Importantly, only 39.1% of the trials had an intervention that could be established from observational data. The most common interventions that could not be ascertained from EHR data or claims were new drugs that were not yet approved by the FDA (34.1% of trials) and educational, behavioral, or procedural interventions (14.1% of trials).

For the 86 trials for which the intervention could be ascertained, 39 were for drugs with FDA-approval but that were being studied for a new population or indication, 32 trials were comparative effectiveness studies, and 15 were studying postapproval safety or efficacy.

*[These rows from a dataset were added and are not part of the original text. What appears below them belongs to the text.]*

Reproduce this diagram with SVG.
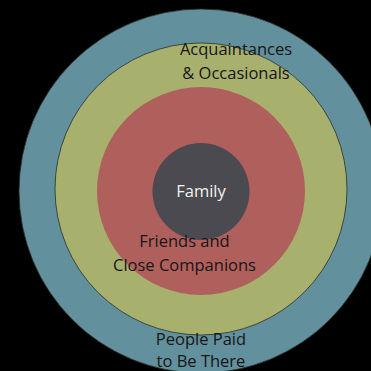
<svg xmlns="http://www.w3.org/2000/svg" width="371" height="371" viewBox="0 0 371 371">
<style>
.ring{stroke:#2a2f2a;stroke-width:0.8}
.t{font-family:"Open Sans",Lato,"Liberation Sans",sans-serif;font-size:16.5px;fill:#161616;text-anchor:middle}
.w{fill:#f2f2f2}
</style>
<rect width="371" height="371" fill="#000"/>
<g id="paid"><circle class="ring" cx="201" cy="191" r="182" fill="#62909c"/></g>
<g id="acquaintances"><circle class="ring" cx="201" cy="189" r="146" fill="#a8b06e"/></g>
<g id="friends"><circle cx="201" cy="191" r="104" fill="#b0605c"/></g>
<g id="family"><circle cx="201" cy="191.5" r="48.5" fill="#4b4a50"/>
<text class="t w" x="201" y="197">Family</text></g>
<g id="labels">
<text class="t" x="236" y="55">Acquaintances</text>
<text class="t" x="236" y="79">&amp; Occasionals</text>
<text class="t" x="184.5" y="247">Friends and</text>
<text class="t" x="184.5" y="271">Close Companions</text>
<text class="t" x="201" y="345">People Paid</text>
<text class="t" x="201" y="367">to Be There</text>
</g>
<g id="connectors"/>
</svg>
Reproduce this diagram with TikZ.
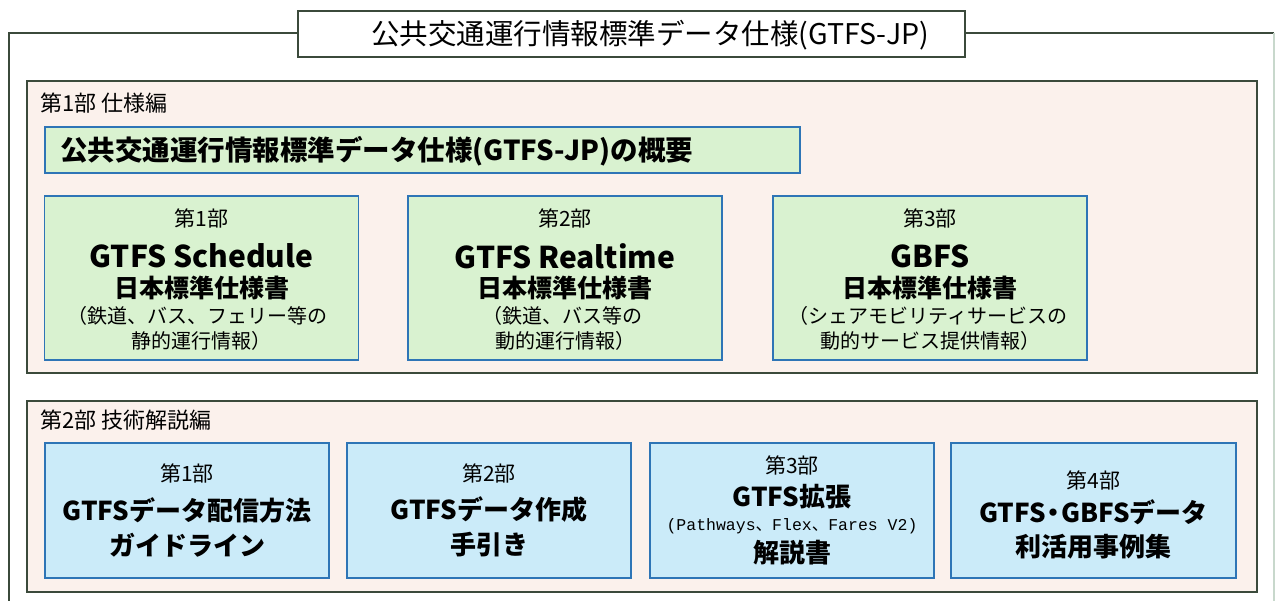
\documentclass[tikz,border=0pt]{standalone}
\usepackage{fontspec}
\setmainfont{Noto Sans CJK JP}
\newfontfamily\monofont{Liberation Mono}
\newfontfamily\cjk{Noto Sans CJK JP}
\definecolor{frame}{HTML}{3B4A3B}
\definecolor{secfill}{HTML}{FBF1EC}
\definecolor{boxline}{HTML}{2E75B6}
\definecolor{greenfill}{HTML}{D9F2D0}
\definecolor{bluefill}{HTML}{CBEBF9}
\definecolor{faint}{HTML}{C8D8CC}
\tikzset{
  section/.style={draw=frame, line width=2pt, fill=secfill, inner sep=0pt},
  titlebox/.style={draw=frame, line width=2pt, fill=white, inner sep=0pt, minimum width=667pt, minimum height=46pt},
  gbox/.style={draw=boxline, line width=1.6pt, fill=greenfill, inner sep=0pt, minimum height=164pt, minimum width=314pt},
  bbox/.style={draw=boxline, line width=1.6pt, fill=bluefill, inner sep=0pt, minimum height=135pt, minimum width=284pt},
  txt/.style={inner sep=0pt, anchor=center},
  small/.style={txt, font=\fontsize{21}{23}\selectfont},
  big/.style={txt, font=\bfseries\fontsize{26}{28}\selectfont},
  latin/.style={txt, font=\bfseries\fontsize{30}{32}\selectfont},
  paren/.style={txt, font=\fontsize{20}{22}\selectfont},
}
\begin{document}
\begin{tikzpicture}[x=1pt,y=-1pt]
\useasboundingbox (0,0) rectangle (1276,601);
% outer frame
\coordinate (ftl) at (9,33);
\coordinate (fbl) at (9,601);
\coordinate (ftr) at (1274,33);
\coordinate (fbr) at (1274,601);
\node[titlebox] (title) at (631.5,34) {};
\draw[frame, line width=1.6pt] (title.west |- ftl) -- (ftl) -- (fbl);
\draw[frame, line width=1.6pt] (title.east |- ftr) -- (ftr);
\draw[faint, line width=1.2pt] (ftr) -- (fbr);
\node[txt, font=\fontsize{28.5}{30}\selectfont] (titletext) at (650,35) {公共交通運行情報標準データ仕様(GTFS-JP)};
% sections
\node[section, minimum width=1230pt, minimum height=292pt] (sec1) at (642,227) {};
\node[section, minimum width=1230pt, minimum height=191pt] (sec2) at (642,496.5) {};
\node[txt, anchor=west, font=\fontsize{22}{24}\selectfont] (sec1label) at (40,103) {第1部 仕様編};
\node[txt, anchor=west, font=\fontsize{22}{24}\selectfont] (sec2label) at (40,420) {第2部 技術解説編};
% overview
\node[draw=boxline, line width=1.6pt, fill=greenfill, inner sep=0pt, minimum width=755pt, minimum height=46pt] (ov) at (422.5,150) {};
\node[txt, anchor=west, font=\bfseries\fontsize{27.5}{29}\selectfont] (ovtext) at (60,151) {公共交通運行情報標準データ仕様(GTFS-JP)の概要};
% green boxes
\node[gbox] (g1) at (201.5,278) {};
\node[gbox] (g2) at (565,278) {};
\node[gbox] (g3) at (930,278) {};
\node[small] (g1a) at (201.5,218) {第1部};
\node[latin] (g1b) at (201.5,256) {GTFS Schedule};
\node[big, font=\bfseries\fontsize{25}{27}\selectfont] (g1c) at (201.5,288) {日本標準仕様書};
\node[paren] (g1d) at (197,316) {（鉄道、バス、フェリー等の};
\node[paren] (g1e) at (201.5,341) {静的運行情報）};
\node[small] (g2a) at (565,218) {第2部};
\node[latin] (g2b) at (565,256) {GTFS Realtime};
\node[big, font=\bfseries\fontsize{25}{27}\selectfont] (g2c) at (565,288) {日本標準仕様書};
\node[paren] (g2d) at (562,316) {（鉄道、バス等の};
\node[paren] (g2e) at (565,341) {動的運行情報）};
\node[small] (g3a) at (930,218) {第3部};
\node[latin] (g3b) at (930,256) {GBFS};
\node[big, font=\bfseries\fontsize{25}{27}\selectfont] (g3c) at (930,288) {日本標準仕様書};
\node[paren] (g3d) at (928,316) {（シェアモビリティサービスの};
\node[paren] (g3e) at (930,341) {動的サービス提供情報）};
% blue boxes
\node[bbox] (b1) at (187,510.5) {};
\node[bbox] (b2) at (489,510.5) {};
\node[bbox] (b3) at (792,510.5) {};
\node[bbox, minimum width=285pt] (b4) at (1093.5,510.5) {};
\node[small] (b1a) at (187,473) {第1部};
\node[big] (b1b) at (187,510) {GTFSデータ配信方法};
\node[big] (b1c) at (187,545) {ガイドライン};
\node[small] (b2a) at (489,473) {第2部};
\node[big] (b2b) at (489,510) {GTFSデータ作成};
\node[big] (b2c) at (489,545) {手引き};
\node[small] (b3a) at (792,465) {第3部};
\node[big] (b3b) at (792,497) {GTFS拡張};
\node[txt, font=\fontsize{16.5}{18}\selectfont] (b3c) at (792,526) {{\monofont (Pathways}{\cjk 、}{\monofont Flex}{\cjk 、}{\monofont Fares V2)}};
\node[big] (b3d) at (792,553) {解説書};
\node[small] (b4a) at (1093.5,480) {第4部};
\node[big] (b4b) at (1093.5,512) {GTFS\kern-0.2em・\kern-0.2em GBFSデータ};
\node[big] (b4c) at (1093.5,547) {利活用事例集};
\end{tikzpicture}
\end{document}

According to the authors, the findings reinforce that caution is needed before thinking that RWE could replace RCTs. They note that observational studies are not useful when examining the safety and efficacy of a product that is not widely used in clinical practice and that many of the trials could not be replicated because the data would be unlikely to appear in a structured form in the EHR.

In his interview with EBO, Norden noted that COTA is not trying to eliminate RCTs. Instead, he views RWE as a way to extend the findings of the RCT and offer additional insight into how drugs work for populations who might not normally be included in RCTs.

The authors of the JAMA Network Open concluded that while there is potential to use real-world data, it is currently hindered by the ability to replicate design elements from clinical trials.

“Further development of observational methods and data systems may help realize the potential of RWE and may, in turn, translate into more generalizable medical research and more rapid evaluation of medical products,” they wrote.

Reference

Bartlett VL, Dhruva SS, Shah ND, Ryan P, Ross JS. Feasibility of using real-world data to replicate clinical trial evidence [published online October 9, 2019]. JAMA Netw Open. doi:10.1001/jamanetworkopen.2019.12869.